Why Mean Girl Marketing Works

So why does this approach work so damn well? It comes down to our very real need to belong. 

We’re hardwired to want to be in the “in group” — to feel chosen, included, and seen by people who seem to matter.

Baumeister and Leary’s Belongingness Hypothesis states that the need to belong is a fundamental human motivation, and that people will change their behaviour, suppress criticism, and tolerate harmful dynamics to maintain social bonds.

Mean girl marketers exploit this primal wiring.

Add in the fact that they also weaponize parasocial relationships and love bomb people, and people will do almost anything to stay on the inside.

What’s fascinating about mean girl marketing is how it replaces skill with status. It becomes way too easy to stop asking “how will this help” and get sucked into asking “will they pick me?”

Here’s how they create that effect:

  • Status-driven scarcity: You can’t actually buy status… but they sell it anyway. The entire pitch is: “This room is exclusive, and you’re lucky to be here.”
  • Identity priming: You’re told you’re already “one of us” — but only if you keep buying. You’re not purchasing a program; you’re purchasing an identity.
  • Conditional belonging: Approval isn’t given freely. It’s earned through loyalty, upgrades, obedience, and silence. You get stuck in a reward/punishment cycle dressed up as empowerment.
  • Public hierarchy displays: The “VIP girls,” the “inner circle,” the favorites — constantly showcased. It’s not subtle. It’s social engineering, delivered through Instagram Stories.

This cocktail of psychology and marketing is powerful because it makes you want the approval it offers.

Spotting Mean Girl Marketing in Action 

Now, let’s talk about how to spot mean girl marketing before you get swept into the vibe spiral, and more importantly, how to stay out of the trap entirely.
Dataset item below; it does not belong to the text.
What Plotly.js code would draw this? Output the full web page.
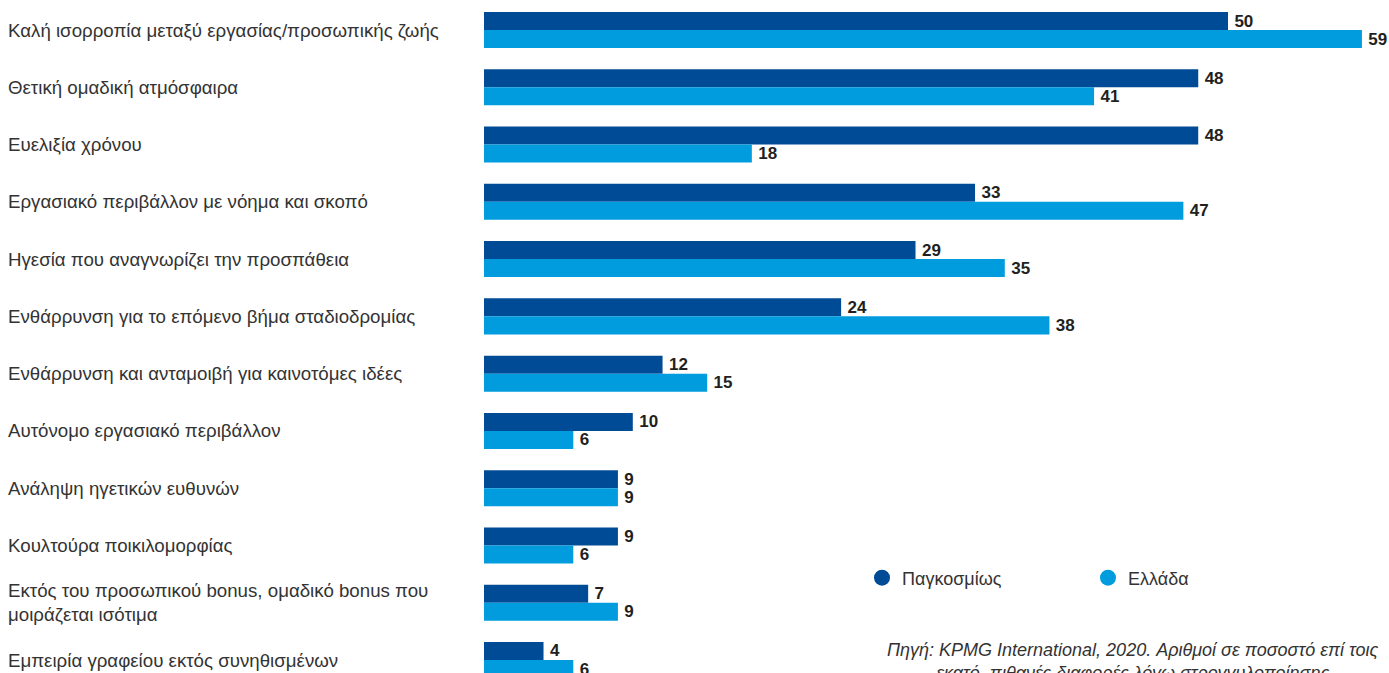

Here are the big red flags to watch for: 

  • Marketing That Relies on Shame
    If the entire pitch is built on making you feel inadequate — not successful enough, not confident enough, not “elevated” enough — that’s not motivation, that’s manipulation. These especially love marketing that shames you for specific tactics or not buying. 
  • “Buy to Belong” Messaging
    When the offer is less “here’s what you get” and more “here’s who you get to be if you buy.” The value is status, not skill.
  • The “Prove You Deserve to Be Here” Dynamic
    The leader behaves like they’re granting you a privilege just by letting you pay them. Coaching becomes conditional on approval rather than outcomes.
  • “Protecting Our Energy” as a Silencing Tactic
    A legitimate boundary is one thing. But when “energy” is used to shut down questions or dissent? That’s some culty level control. 
  • Aspiration > Deliverables
    Mean girl marketers rely on aesthetics, vague promises, and vibes-based language. You’re buying the brand, not a transformation.
  • Manufactured Drama and Whisper Networks
    Exclusion, secrecy, tiers inside tiers. The whole ecosystem runs on scarcity of approval. You’re kept just insecure enough to stay invested.

And ask yourself the real question: What am I really buying?

Because if they’re playing games that make you wonder if you’re allowed to sit at their table or not, you probably don’t want to sit there.